### Objective:
Every line with the string "Convert" should be gathered.

### Material to process:
╭──

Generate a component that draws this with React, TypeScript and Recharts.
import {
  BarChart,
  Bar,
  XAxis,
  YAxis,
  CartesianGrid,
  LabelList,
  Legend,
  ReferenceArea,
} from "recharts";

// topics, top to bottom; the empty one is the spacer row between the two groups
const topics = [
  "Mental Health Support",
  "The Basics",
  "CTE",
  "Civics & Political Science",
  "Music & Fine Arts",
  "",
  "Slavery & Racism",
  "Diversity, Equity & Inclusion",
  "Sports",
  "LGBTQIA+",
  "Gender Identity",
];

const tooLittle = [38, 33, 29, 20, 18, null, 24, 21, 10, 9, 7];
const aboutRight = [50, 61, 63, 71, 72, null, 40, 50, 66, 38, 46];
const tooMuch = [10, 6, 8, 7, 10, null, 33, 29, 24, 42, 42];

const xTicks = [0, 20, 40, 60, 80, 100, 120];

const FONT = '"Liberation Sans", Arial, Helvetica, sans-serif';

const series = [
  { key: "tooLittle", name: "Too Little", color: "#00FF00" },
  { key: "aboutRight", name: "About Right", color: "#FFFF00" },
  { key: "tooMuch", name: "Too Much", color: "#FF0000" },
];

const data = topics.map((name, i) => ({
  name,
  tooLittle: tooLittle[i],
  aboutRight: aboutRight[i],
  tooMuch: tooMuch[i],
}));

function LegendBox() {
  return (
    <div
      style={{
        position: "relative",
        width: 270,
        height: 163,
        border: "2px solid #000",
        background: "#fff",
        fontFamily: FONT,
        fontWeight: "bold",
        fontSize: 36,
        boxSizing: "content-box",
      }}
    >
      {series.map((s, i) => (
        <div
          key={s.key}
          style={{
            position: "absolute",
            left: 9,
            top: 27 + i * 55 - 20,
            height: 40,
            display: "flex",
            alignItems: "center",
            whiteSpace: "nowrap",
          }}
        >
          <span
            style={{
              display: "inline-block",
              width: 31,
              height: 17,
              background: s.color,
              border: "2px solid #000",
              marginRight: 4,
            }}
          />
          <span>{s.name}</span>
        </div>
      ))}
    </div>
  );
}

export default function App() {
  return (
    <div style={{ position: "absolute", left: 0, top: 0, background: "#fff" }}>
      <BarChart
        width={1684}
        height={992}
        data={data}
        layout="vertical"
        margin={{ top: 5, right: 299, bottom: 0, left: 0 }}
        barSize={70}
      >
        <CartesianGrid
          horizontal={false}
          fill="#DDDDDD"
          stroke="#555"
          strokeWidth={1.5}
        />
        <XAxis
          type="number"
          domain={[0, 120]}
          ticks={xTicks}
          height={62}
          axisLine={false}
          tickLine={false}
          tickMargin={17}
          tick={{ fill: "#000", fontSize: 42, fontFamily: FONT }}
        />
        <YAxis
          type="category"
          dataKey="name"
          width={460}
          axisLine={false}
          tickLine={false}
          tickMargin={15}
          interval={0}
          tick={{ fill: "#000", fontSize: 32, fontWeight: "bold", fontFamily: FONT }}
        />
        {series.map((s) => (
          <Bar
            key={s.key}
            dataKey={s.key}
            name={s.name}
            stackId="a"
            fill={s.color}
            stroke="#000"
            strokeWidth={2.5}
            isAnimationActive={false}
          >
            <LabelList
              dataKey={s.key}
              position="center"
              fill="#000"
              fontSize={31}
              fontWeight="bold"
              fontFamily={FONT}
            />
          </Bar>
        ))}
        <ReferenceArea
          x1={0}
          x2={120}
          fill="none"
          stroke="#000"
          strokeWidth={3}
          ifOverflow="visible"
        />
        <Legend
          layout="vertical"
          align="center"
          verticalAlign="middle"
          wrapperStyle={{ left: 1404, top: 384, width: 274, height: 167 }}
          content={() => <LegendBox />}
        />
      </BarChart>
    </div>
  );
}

╰──
╭──

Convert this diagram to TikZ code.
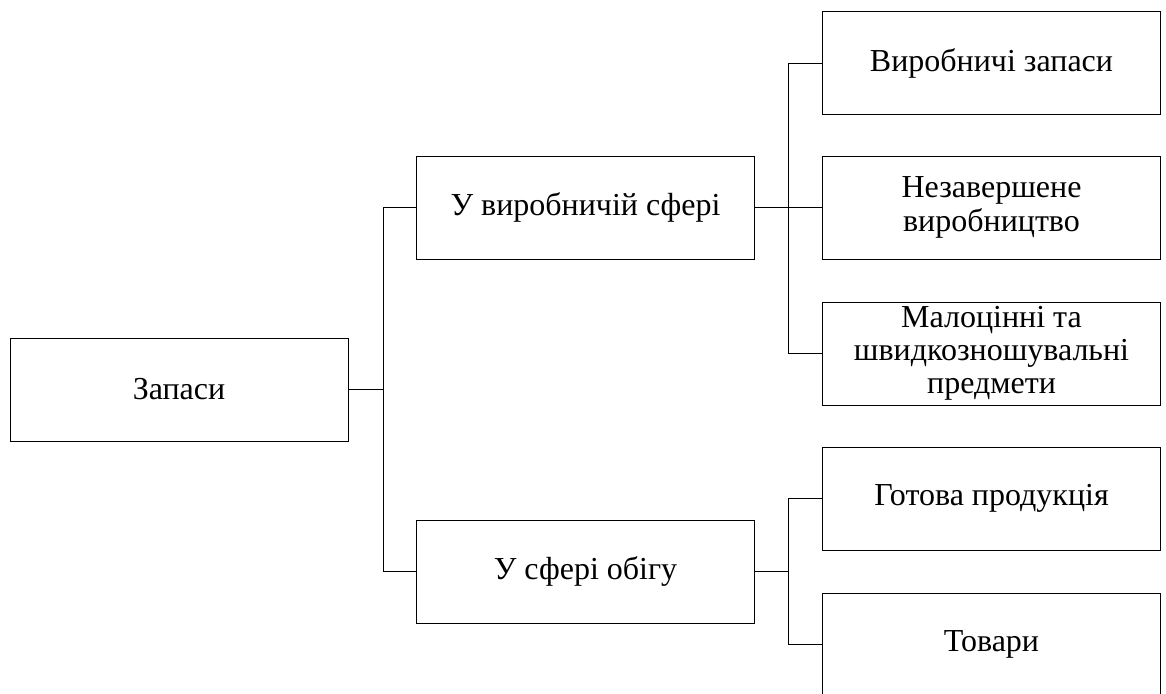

╰──
╭──

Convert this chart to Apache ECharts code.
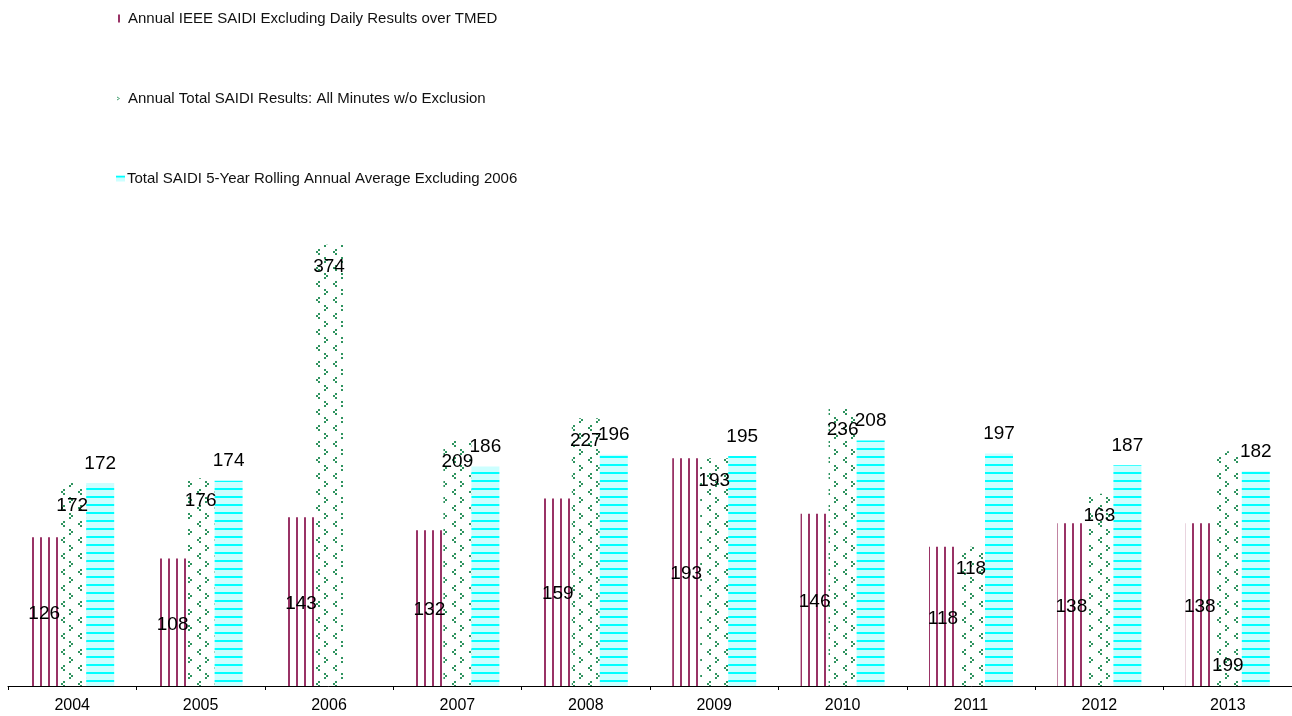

╰──

### Finished answer:
Convert this diagram to TikZ code.
Convert this chart to Apache ECharts code.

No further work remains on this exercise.